If notifications, basic fitness tracking, timekeeping, and occasional app interactions are enough, the experience is generally stable. Once set up, day-to-day reliability is acceptable as long as expectations are calibrated.
It also works for users who already own a Wear OS watch and are switching to iPhone temporarily or secondarily. In that context, the compromises feel manageable rather than frustrating.
Design-First Buyers and Traditional Watch Wearers
Wear OS remains the best smartwatch platform for people who want a device that looks and wears like a conventional watch. Standard lug widths, interchangeable straps, thinner cases, and familiar finishing make long-term wear more satisfying for some wrists.
Comfort can also be better on smaller wrists compared to Apple Watch’s squared-off case and integrated bands. For all-day wear with casual or formal clothing, this still matters.
If aesthetics are the primary buying driver and smart features are secondary, Wear OS retains an edge even on iPhone.
Who Should Avoid Wear OS on iPhone
If you want deep integration with iMessage, Apple Health, Siri, or third-party iOS apps, Wear OS will disappoint. These are not missing features that might arrive later; they are structural limitations of Apple’s platform.
Anyone expecting cellular independence, seamless app syncing, or rich interaction with their iPhone should not compromise here. The daily friction adds up faster than most buyers expect.
If you rely on smartwatch features for productivity, health insights, or communication rather than passive notifications, Apple Watch remains the only truly complete option on iOS.
Fitness-Focused Users Should Think Carefully
Wear OS fitness tracking works on iPhone, but data often lives in silos. Syncing to Apple Health is inconsistent, delayed, or unavailable depending on the brand and app.
Battery life during GPS workouts is also typically shorter than fitness-first alternatives. One long run or hike can meaningfully impact same-day usability.
If training metrics, recovery tracking, or multi-day battery life matter, this is not where Wear OS shines on iOS.
Popular Wear OS Models: What to Expect on iPhone
Watches like the Pixel Watch, Samsung Galaxy Watch, and Fossil-made models pair successfully, but with reduced functionality. Expect notifications, basic health tracking, and watch-based apps, but limited phone interaction.
Samsung-specific features, in particular, lose value on iPhone.
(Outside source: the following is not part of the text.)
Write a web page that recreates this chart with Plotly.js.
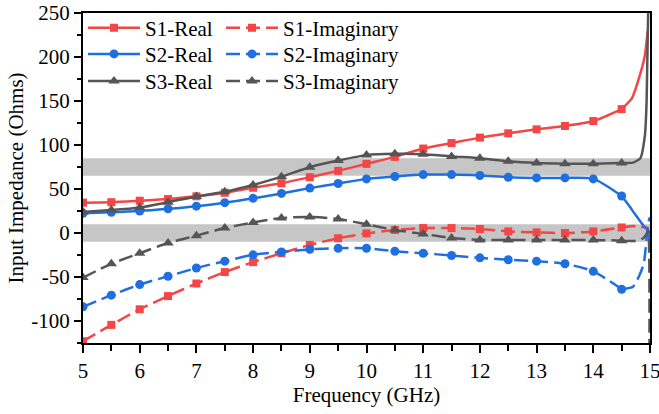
<!DOCTYPE html>
<html>
<head>
<meta charset="utf-8">
<script src="https://cdn.plot.ly/plotly-3.0.1.min.js"></script>
<style>html,body{margin:0;padding:0;background:#fff;}#chart{width:659px;height:414px;}</style>
</head>
<body>
<div id="chart"></div>
<script>
// Frequency points (GHz) carrying markers
const freq = [5,5.5,6,6.5,7,7.5,8,8.5,9,9.5,10,10.5,11,11.5,12,12.5,13,13.5,14,14.5];

// Series values (Ohms)
const s1Real = [34.5,35,36.7,38.6,41.7,45.7,51.4,56.5,63.4,70.6,78.6,86.5,96,102.2,108.4,113.3,117.8,121.6,127.2,140.8];
const s1Imag = [-123,-104.4,-86.7,-71.7,-57.4,-44.4,-33.1,-23,-13.5,-6,-0.4,3.4,5.6,5.6,4.5,1.8,0.7,0,1.8,6.3];
const s2Real = [22.5,23.5,25,27.5,30.5,34.5,39.4,45,51,56.3,61.5,64.2,66.4,66.4,65.3,63.4,62.6,62.6,61.5,42];
const s2Imag = [-83.8,-70.6,-58.6,-49.2,-39.8,-32,-24.8,-21.5,-18.6,-17.3,-17.3,-20.7,-23,-25.6,-28.2,-30.4,-32,-35,-43.6,-63.9];
const s3Real = [24,26,29,35,41.5,46.8,54.5,64,74.8,82.3,88.5,90,89.6,87,85,81.4,79.5,78.8,78.8,79.5];
const s3Imag = [-50.7,-35,-23,-11.3,-3,5.6,12,17,18.2,15.8,10,3.4,-1,-5.6,-7.9,-7.9,-7.9,-7.9,-7.9,-8.7];

// Curve tails near 15 GHz (no markers)
const s1RealTailF = [14.5,14.68,14.82,14.91,14.96];
const s1RealTail  = [140.8,153,179,202,230];
const s1ImagTailF = [14.5,14.7,14.83,14.95];
const s1ImagTail  = [6.3,8,7,6];
const s2RealTailF = [14.5,14.62,14.74,14.89,14.97,15];
const s2RealTail  = [42,32,21,8,2.6,-16];
const s2ImagTailF = [14.5,14.7,14.8,14.89,14.97,15];
const s2ImagTail  = [-63.9,-61,-50,-35,12,18];
const s3RealTailF = [14.5,14.7,14.83,14.91,14.94,14.97];
const s3RealTail  = [79.5,80,85,111,149,260];
const s3ImagTailF = [14.5,14.75,14.88,14.94,14.97,14.99];
const s3ImagTail  = [-8.7,-9,-6,-1,3,-150];

// Axis ticks
const xTickVals = [5,6,7,8,9,10,11,12,13,14,15];
const xTickText = ['5','6','7','8','9','10','11','12','13','14','15'];
const yTickVals = [-100,-50,0,50,100,150,200,250];
const yTickText = ['-100','-50','0','50','100','150','200','250'];

// Shaded target bands
const bandReal = [65, 85];
const bandImag = [-10, 10];

const names = ['S1-Real','S1-Imaginary','S2-Real','S2-Imaginary','S3-Real','S3-Imaginary'];

const RED = '#f44646', BLUE = '#1f6fe0', GRAY = '#555555';
const DASH = '14px,6px';
const FONT = 'Times New Roman, Liberation Serif, DejaVu Serif, serif';

function main(name, y, color, symbol, dash, legendId, msize) {
  return {x: freq, y: y, name: name, type: 'scatter', mode: 'lines+markers',
    line: {color: color, width: 2.5, dash: dash, shape: 'spline', smoothing: 0.7},
    marker: {color: color, symbol: symbol, size: msize},
    legend: legendId, cliponaxis: true};
}
function tail(xs, y, color, dash) {
  return {x: xs, y: y, type: 'scatter', mode: 'lines', showlegend: false, hoverinfo: 'skip',
    line: {color: color, width: 2.5, dash: dash, shape: 'spline', smoothing: 0.5}};
}

const data = [
  tail(s1RealTailF, s1RealTail, RED, 'solid'),
  tail(s1ImagTailF, s1ImagTail, RED, DASH),
  tail(s2RealTailF, s2RealTail, BLUE, 'solid'),
  tail(s2ImagTailF, s2ImagTail, BLUE, DASH),
  tail(s3RealTailF, s3RealTail, GRAY, 'solid'),
  tail(s3ImagTailF, s3ImagTail, GRAY, DASH),
  main(names[0], s1Real, RED, 'square', 'solid', 'legend', 8),
  main(names[1], s1Imag, RED, 'square', DASH, 'legend2', 8),
  main(names[2], s2Real, BLUE, 'circle', 'solid', 'legend3', 9),
  main(names[3], s2Imag, BLUE, 'circle', DASH, 'legend4', 9),
  main(names[4], s3Real, GRAY, 'triangle-up', 'solid', 'legend5', 10),
  main(names[5], s3Imag, GRAY, 'triangle-up', DASH, 'legend6', 10)
];

function leg(x, y) {
  return {x: x, y: y, xanchor: 'left', yanchor: 'middle', bgcolor: 'rgba(0,0,0,0)',
    borderwidth: 0, itemwidth: 52, font: {family: FONT, size: 21, color: '#000'}};
}
const colX = [0.0, 0.2434];
const rowY = [0.9546, 0.8749, 0.793];

const layout = {
  width: 659, height: 414,
  margin: {l: 83, r: 9, t: 13, b: 71, autoexpand: false},
  paper_bgcolor: '#fff', plot_bgcolor: '#fff',
  font: {family: FONT, size: 20, color: '#000'},
  showlegend: true,
  legend: leg(colX[0], rowY[0]),
  legend2: leg(colX[1], rowY[0]),
  legend3: leg(colX[0], rowY[1]),
  legend4: leg(colX[1], rowY[1]),
  legend5: leg(colX[0], rowY[2]),
  legend6: leg(colX[1], rowY[2]),
  xaxis: {
    range: [5, 15], tickmode: 'array', tickvals: xTickVals, ticktext: xTickText,
    showgrid: false, zeroline: false, ticklabeloverflow: 'allow', automargin: false,
    showline: true, linecolor: '#000', linewidth: 2, mirror: true,
    ticks: 'outside', ticklen: 8, tickwidth: 2, tickcolor: '#000',
    minor: {dtick: 0.5, tick0: 5, ticks: 'outside', ticklen: 6, tickwidth: 2, tickcolor: '#000', showgrid: false},
    tickfont: {family: FONT, size: 21, color: '#000'},
    title: {text: 'Frequency (GHz)', font: {family: FONT, size: 21, color: '#000'}, standoff: 4}
  },
  yaxis: {
    range: [-125, 250], tickmode: 'array', tickvals: yTickVals, ticktext: yTickText,
    showgrid: false, zeroline: false, automargin: false, ticklabeloverflow: 'allow',
    showline: true, linecolor: '#000', linewidth: 2, mirror: true,
    ticks: 'outside', ticklen: 7, tickwidth: 2, tickcolor: '#000',
    minor: {dtick: 25, tick0: 0, ticks: 'outside', ticklen: 4, tickwidth: 2, tickcolor: '#000', showgrid: false},
    tickfont: {family: FONT, size: 21, color: '#000'},
    title: {text: 'Input Impedance (Ohms)', font: {family: FONT, size: 21, color: '#000'}, standoff: 2}
  },
  shapes: [
    {type: 'rect', xref: 'x', yref: 'y', x0: 5, x1: 15, y0: bandReal[0], y1: bandReal[1],
     fillcolor: '#c6c6c6', line: {width: 0}, layer: 'below'},
    {type: 'rect', xref: 'x', yref: 'y', x0: 5, x1: 15, y0: bandImag[0], y1: bandImag[1],
     fillcolor: '#c6c6c6', line: {width: 0}, layer: 'below'}
  ]
};

Plotly.newPlot('chart', data, layout, {displayModeBar: false, staticPlot: true});
</script>
</body>
</html>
Health insights, customization tools, and ecosystem perks are tightly tied to Android.
Hardware quality may still justify the purchase, but software differentiation largely disappears on iOS.
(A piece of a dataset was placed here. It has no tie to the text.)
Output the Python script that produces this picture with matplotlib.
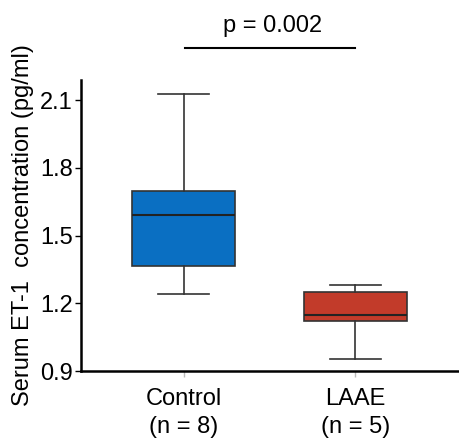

Better Alternatives for iPhone Users
Apple Watch remains the most complete smartwatch experience for iPhone, with unmatched integration, long-term updates, and broad app support. Even older or entry-level models outperform Wear OS in daily practicality on iOS.
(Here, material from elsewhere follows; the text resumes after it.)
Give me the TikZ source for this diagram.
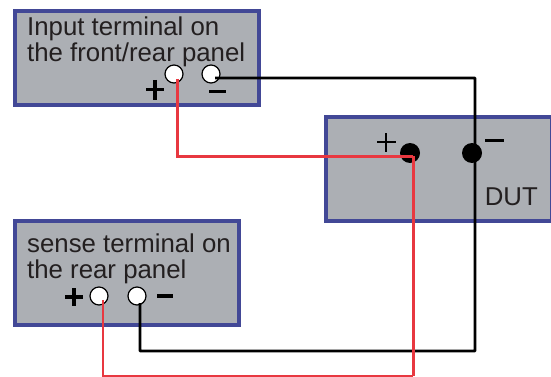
\documentclass[tikz,border=0pt]{standalone}
\usepackage{fontspec}
\setmainfont{Liberation Sans}
\definecolor{boxblue}{RGB}{66,72,150}
\definecolor{boxgray}{RGB}{172,175,180}
\definecolor{wirered}{RGB}{232,56,64}
\definecolor{labelk}{RGB}{35,31,32}
\tikzset{
 x=1pt,y=-1pt,
 panel/.style={draw=boxblue,fill=boxgray,line width=4pt,rectangle,minimum width=#1,inner sep=0pt},
 opent/.style={circle,draw=black,fill=white,line width=1.2pt,minimum size=18pt,inner sep=0pt},
 solidt/.style={circle,fill=black,minimum size=20pt,inner sep=0pt},
 lbl/.style={text=labelk,font=\fontsize{25.8}{26}\selectfont,align=left,inner sep=0pt},
 bwire/.style={draw=black,line width=2.6pt,rounded corners=0.5pt},
 rwire/.style={draw=wirered,line width=3pt},
 rthin/.style={draw=wirered,line width=1.7pt},
 sign/.style={draw=black,line width=3.2pt},
 thinsign/.style={draw=black,line width=2.6pt},
}
\begin{document}
\begin{tikzpicture}
\useasboundingbox (0,0) rectangle (551,377);
% panels
\node[panel=244pt,minimum height=94pt] (input) at (137,58) {};
\node[panel=226pt,minimum height=104pt] (dut) at (439,169) {};
\node[panel=224pt,minimum height=104pt] (sense) at (127,273) {};
% terminals
\node[opent] (ip) at (174,74) {};
\node[opent] (im) at (211,74) {};
\node[opent] (sp) at (99,296) {};
\node[opent] (sm) at (137,296) {};
\node[solidt] (dp) at (410,153) {};
\node[solidt] (dm) at (472,153) {};
% wire ends
\coordinate (ipw) at (177,79);
\coordinate (imw) at (215,78);
\coordinate (spw) at (103,300);
\coordinate (smw) at (140,303);
\coordinate (dpw) at (413,156);
\coordinate (dmw) at (475,153);
% wires
\draw[bwire] (imw) -| (dmw) -- (475,351) coordinate (c1) -| (smw);
\draw[rwire] (ipw) |- (dpw);
\draw[rwire] (dpw) -- (413,376) coordinate (c2);
\draw[rthin] (c2) -| (spw);
% labels
\node[lbl,anchor=base west] (t1) at (27,62) {Input terminal on\\the front/rear panel};
\node[lbl,anchor=base west] (t2) at (27,278) {sense terminal on\\the rear panel};
\node[lbl,anchor=base east] (t3) at (538,205) {DUT};
% signs
\draw[sign] (146,89.5) -- (164,89.5) (155,80) -- (155,100);
\draw[sign] (209,91.5) -- (226,91.5);
\draw[sign] (65,297) -- (83,297) (74,288) -- (74,306);
\draw[sign] (157,296) -- (173,296);
\draw[thinsign] (377,142) -- (396,142) (386,133) -- (386,152);
\draw[thinsign] (485,140.5) -- (504,140.5);
\end{tikzpicture}
\end{document}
For fitness-first users, Garmin watches offer excellent iPhone compatibility, multi-day battery life, physical controls, and deep training tools. They trade app variety for reliability and endurance.
Fitbit also deserves mention for simpler needs. While now under Google, Fitbit watches and trackers still work cleanly on iPhone and prioritize health tracking over platform complexity.
Hybrid and Traditional Options Worth Considering
Hybrid smartwatches from brands like Withings provide notifications and health tracking with weeks-long battery life. They avoid platform friction by doing less, more reliably.
For some buyers, the best answer is no smartwatch at all. A well-sized mechanical or quartz watch paired with a phone delivers zero friction and timeless wearability.
That option becomes more appealing once the limits of cross-platform smartwatches are fully understood.
Bottom Line: Buy With Eyes Open
Wear OS on iPhone is not broken, but it is boxed in. It works best when treated as a smart-enhanced watch rather than a true extension of your phone.
If design, comfort, and basic functionality matter more than ecosystem depth, it can still be a satisfying choice. If not, choosing an Apple Watch or a platform-agnostic alternative will save you frustration long-term.